“Thanks, but I think I’m good.”

That was my naive, dismissive response to a CPA from the church I was a part of. He volunteered to help get our church plant established as a 501(c)3 organization, write our bylaws, and a bunch of other things I had no idea about that I was sure I didn’t need help with.

 

The legalities of church planting were some of the furthest things from my mind at the beginning. Vision, passion, Bible teaching, evangelism… those were the things I wanted to focus on. After all, those are the things God is focused on, right? Yes, but there’s a catch.

 

Reaching people requires resources.

Resources require stewardship.

Stewardship requires faithfulness (see 1 Corinthians 4:2).

It’s the nature of the beast.

 

I wish business and buildings and budgets had nothing to do with church, but if we’re going to be successful in funneling resources into reaching people, buying buildings, and paying staff, we have to be good at this technical, legal, administrative side of ministry.

 

Ministry has a business side.

You can run a Bible study potluck out of your house till Jesus comes back, but to build a church and function legally within our culture, we have to recognize and be faithful with the business side of the church. You cannot afford to ignore it or do it halfheartedly.

 

Make sure those who handle the money are trustworthy and experienced.

You should know them, trust them, and they should have a track record of integrity. There’s a lot that can be said here about best accounting practices, checks and balances, etc., but I’m not here to write an accounting handbook. Just know this: Getting the right people in these key positions can make or break you.

 

Build a board who will support and guide you.

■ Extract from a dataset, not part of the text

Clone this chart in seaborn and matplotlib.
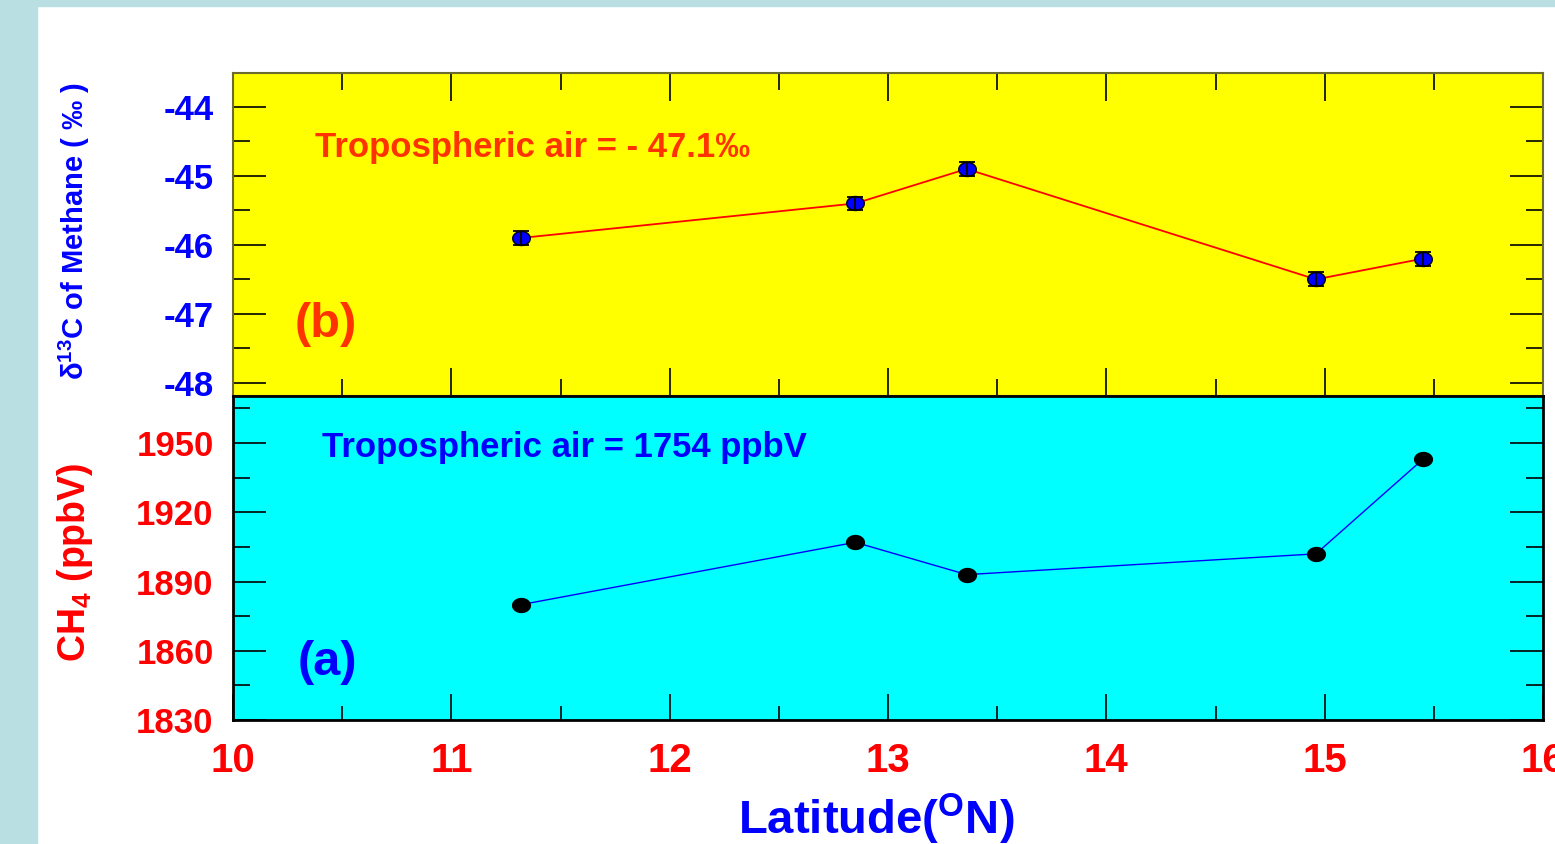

Apart from the fact that a Board of Directors is required for all 501(c)3 organizations, your Board can be one of your greatest allies and support systems. A word of warning: Giving power is easy; Removing power can be ugly. Be prayerful and careful who you appoint to a position of leadership and authority.

 

Make sure you have legal council.

I waited way too long to secure a lawyer for our church. I’d recommend a Christian (if at all possible) lawyer who knows the laws in your state and city and who can advise you and your Board on legal matters and, preferably, even real estate. Our attorney is all of those things + a pot of gold. He’s joined a few board meetings and helped us navigate some tricky terrain. It would be great if you didn’t need an attorney, but don’t kid yourself. People will surprise you.

 

Back to that CPA…

“Hey! About that offer you made me a while back… I think I could use some help after all.” Once I came to my senses and realized I had a professional CPA offering to help me be legal and setup for success, I jumped at the opportunity. Here’s the cool part: I asked him to join my board as a legality at first, but he’s turned into one of the longest-lasting and most influential board members I have. Ten years running, and I couldn’t be more thankful for his help and influence. The right people in the right places are worth their weight in gold (which should be accounted for, budgeted, and reported to the IRS!).

 

If you’re like me, the business side of church is boring and over your head. Do your best to be as well-versed as possible in business, budgets, and legal matters, and make sure to surround yourself with people who are much smarter than you when it comes to these things!